The French certainly weren't taking an interest. It got me to thinking how as a youth, I had grown up with tales of the world being fascinated by our FA Cup. There seemed scant evidence of such devotion here.

It was certainly an FA Cup fourth round, which had all the ingredients of the classic rounds of yesteryear. There was the local grudge match between Liverpool and Everton, non-league Kettering putting up a plucky display against Premier League Fulham and the continuation of a family saga, as Clough's Derby faced his former team.

All the ingredients were there, but if the Monday newspaper reports that I read on my return to London were to be believed, the soufflé fell flat. Somehow the FA Cup seems unable to capture the imagination as it once did.

It was also the weekend of the French Cup. Most of the bars were showing the action live, but it scarcely seemed to capture the Parisian imagination, any more than the clash between Manchester United and Tottenham had managed.

As a youth, I'd also been force-fed the notion that the European nations held their domestic cup competitions in scant regard. I pitied them, that they were robbed of the excitement, which our own FA Cup provided. Now I don't see that much difference.

It seemed as if Paris gave a collective shrug as Toulouse beat their lower league opposition 8-0. Who can blame them? They were instead, far more interested in what was going on in the rugby.

Now we have yet to reach such a sad state of affairs in our own country, whereby the general public are more interested in a rugby match than an FA Cup tie.

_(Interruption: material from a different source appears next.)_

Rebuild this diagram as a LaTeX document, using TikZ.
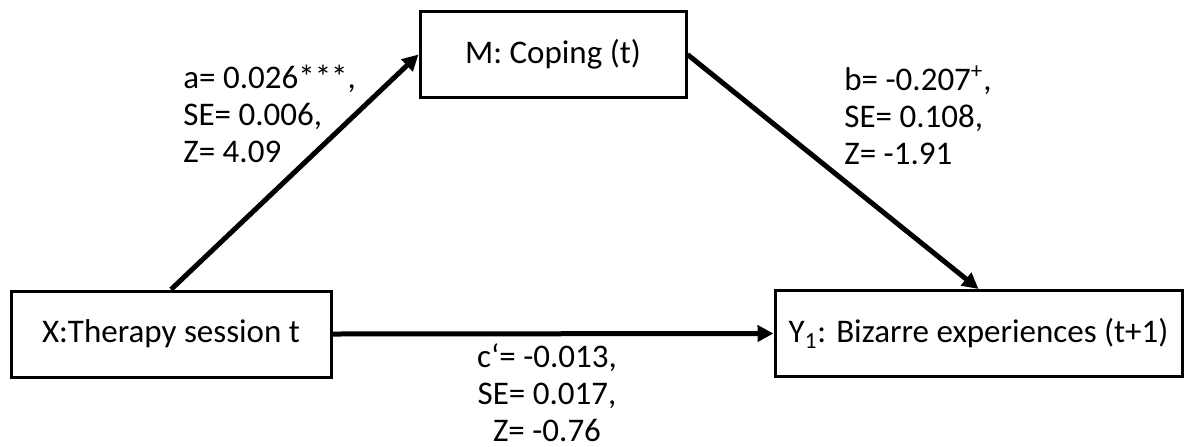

The upper-classes may do a lot of inter-breeding, but they are still vastly outnumbered by the proletariat. In England there still exists an appetite for our cup competition. It just needs to be served correctly.

I haven't met a single football fan that welcomes FA Cup matches on a Friday and a Monday night. Monday should be when the draw takes place and nothing else.

We also need to find some way of ensuring that the winning of the FA Cup, is once again important. Twenty years ago, a team would rather finish tenth and win the cup, than finish fourth. The Champions League has changed all that. Michel Platini's idea of the domestic cup winners earning Champions League qualification would reverse the priority between league and cup for many teams.

Portsmouth finally wrestled the FA Cup away from the 'Big Four' last season. If they had earned qualification to the Champions League, then they may have been able to keep hold of the likes of Diarra and Defoe. Pompey are now [4.5] to be relegated.

This season the 'Big Four' remain intact and are the favourites in the FA Cup betting. Manchester United are [4.1], Chelsea [5], Arsenal [6.2] and Liverpool [10]. You can back the fact that one of these teams will lift the FA Cup at just [1.37], in the Big Four v The Field market.

It seems like a pretty sure bet. No wonder then, that we're becoming as bored with our cup competition as our cousins on the continent. This is one European union that we must not become part of.